Three representatives from Sasaki Associates Inc. presented plans, information and campus survey results to concerned members of the university.
Questions and concerns were also addressed in a short Q-and-A session after the presentations.
The planners from Sasaki, faculty and staff all showed concern for student welfare on campus in their presentations and questions during the first forum.
The second forum was directed specifically at students.
Ideas on how to spread out amenities on campus to make them more available for students living in different areas of campus were discussed at both.
“As we think of the south central area of campus, we certainly need to be mindful that we have a large population there and will be increasing that population potentially,” said Greg Havens, urban planner with Sasaki. “Where are they going to eat and where are they going to get their basic services?”
The possibility of a second student center near W. T. Young Library, where the six-pack is located, was discussed as a solution.
“I think that it’s a good idea, however, as far as a heart of campus, they should centralize it a little bit more towards classrooms,” said Kameron Stephens, media arts and studies freshman, of the new student center. “Maybe make it a big study area or at least have food to attract the students. Just think about the concept a little more and make sure that the students have a centralized place in the forefront of their mind to go if they ever want to meet somebody or even want to hang out with other people.”
The safety issues facing pedestrians on campus were also big points brought up in the forums. Specifically, areas where foot traffic and vehicles intersect, flooding and the directness of routes through campus were discussed.
The idea of limiting automobile traffic through campus by closing sections of roads to reroute traffic around the outskirts of central campus was proposed.
“A long-term goal would be to pedestrianize campus as a whole. Not to say we completely remove cars from campus, but to make campus more pedestrian-friendly,” said Andy McClurg, a transportation planner from Sasaki.
Discussion centered more around rearrangement of parking rather than the creation of new spaces.
According to tentative plans, the lots near the Gillis Building and those on Funkhouser Drive and Library Drive could get the axe, while plans are made to replace them with parking structures elsewhere on campus.

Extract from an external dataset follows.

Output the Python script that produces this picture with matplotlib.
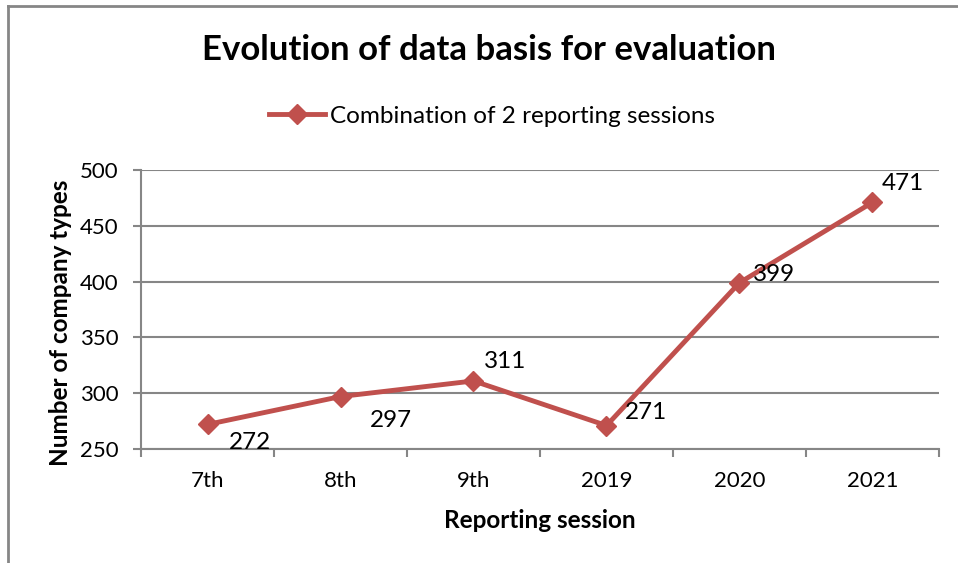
import matplotlib.pyplot as plt
from matplotlib.lines import Line2D

sessions = ['7th', '8th', '9th', '2019', '2020', '2021']
company_types = [272, 297, 311, 271, 399, 471]
y_ticks = [250, 300, 350, 400, 450, 500]

# label offsets in pixels (Excel places them a bit oddly)
label_offsets = [(43, -18), (50, -24), (32, 19), (40, 13), (35, 8), (30, 19)]

plt.rcParams['font.family'] = ['Lato', 'DejaVu Sans']

red = '#C0504D'
grey = '#868686'

fig = plt.figure(figsize=(9.58, 5.63), dpi=100)
ax = fig.add_axes([141 / 958, 114 / 563, 798 / 958, 279 / 563])

x = list(range(len(sessions)))
line, = ax.plot(x, company_types, color=red, lw=3.5, marker='D', markersize=10,
                label='Combination of 2 reporting sessions', zorder=3)

for xi, v, off in zip(x, company_types, label_offsets):
    ax.annotate(str(v), (xi, v), xytext=off, textcoords='offset pixels',
                ha='center', va='center', fontsize=17.5, color='black')

ax.set_xlim(-0.5, len(sessions) - 0.5)
ax.set_ylim(y_ticks[0], y_ticks[-1])
ax.set_yticks(y_ticks)
ax.set_xticks([i - 0.5 for i in range(len(sessions) + 1)])
ax.set_xticklabels([])
ax.set_xticks(x, minor=True)
ax.set_xticklabels(sessions, minor=True)
ax.tick_params(axis='x', which='minor', length=0, pad=16, labelsize=16)
ax.tick_params(axis='x', which='major', length=6, width=1.5, color=grey, direction='out')
ax.tick_params(axis='y', length=6, width=1.5, color=grey, labelsize=16, pad=10)

ax.grid(axis='y', color=grey, lw=1.5)
ax.set_axisbelow(True)
for side in ['top', 'right']:
    ax.spines[side].set_visible(False)
for side in ['left', 'bottom']:
    ax.spines[side].set_color(grey)
    ax.spines[side].set_linewidth(1.5)

ax.set_xlabel('Reporting session', fontsize=17.5, fontweight='bold', labelpad=13)
ax.set_ylabel('Number of company types', fontsize=17.5, fontweight='bold')
ax.yaxis.set_label_coords(-0.087, 0.452)

fig.text(489 / 958, 1 - 50 / 563, 'Evolution of data basis for evaluation',
         ha='center', va='center', fontsize=25, fontweight='bold')

fig.legend(handles=[line], loc='center', bbox_to_anchor=(492 / 958, 1 - 116 / 563),
           frameon=False, fontsize=17.5, handlelength=2.3, handletextpad=0.2)

# chart frame (only left and top edges visible in the crop)
fig.add_artist(Line2D([8 / 958, 8 / 958], [0, 1 - 6 / 563], color=grey, lw=2,
                      transform=fig.transFigure))
fig.add_artist(Line2D([8 / 958, 1], [1 - 6 / 563, 1 - 6 / 563], color=grey, lw=2,
                      transform=fig.transFigure))

fig.savefig('out.png', dpi=100)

The topic of Greek housing was also touched upon briefly.
The idea of a “Greek Neighborhood” was mentioned, where houses would be moved from their current location to a more collective and condensed area.
There were also comments about the potential removal of historic buildings.
One employee of the university showed an interest in the Mathews Building and Mathews Garden in particular.
“Mathews Garden is historically important and just a really valuable resource as far as the plant material is concerned,” said Susan Daole, library technician senior of the education library.
The planners said the garden had been discussed and will be looked into further when they begin looking at more specific plans.
Mary Anne Ocampo, an urban designer with Sasaki and former UK architecture school student, showed an interest in the students at UK and stressed how important they are in these plans.
“Having been here at UK, I understand a lot of the challenges, so anything to help is a big priority,” she said.
Ocampo also added that students should become involved in the plans.
“Students should participate in trying to better campus and have their voice heard.”
The second forum opened the floor to students to voice their opinions about the plans, and many took the opportunity to reflect on their concerns and ask questions about the future development plans for the university.
“As part of the process, we are holding a number of meetings and open forums to get comment and feedback, because the intent of this process is to really engage the community and to really get your input into the plan,” Havens said.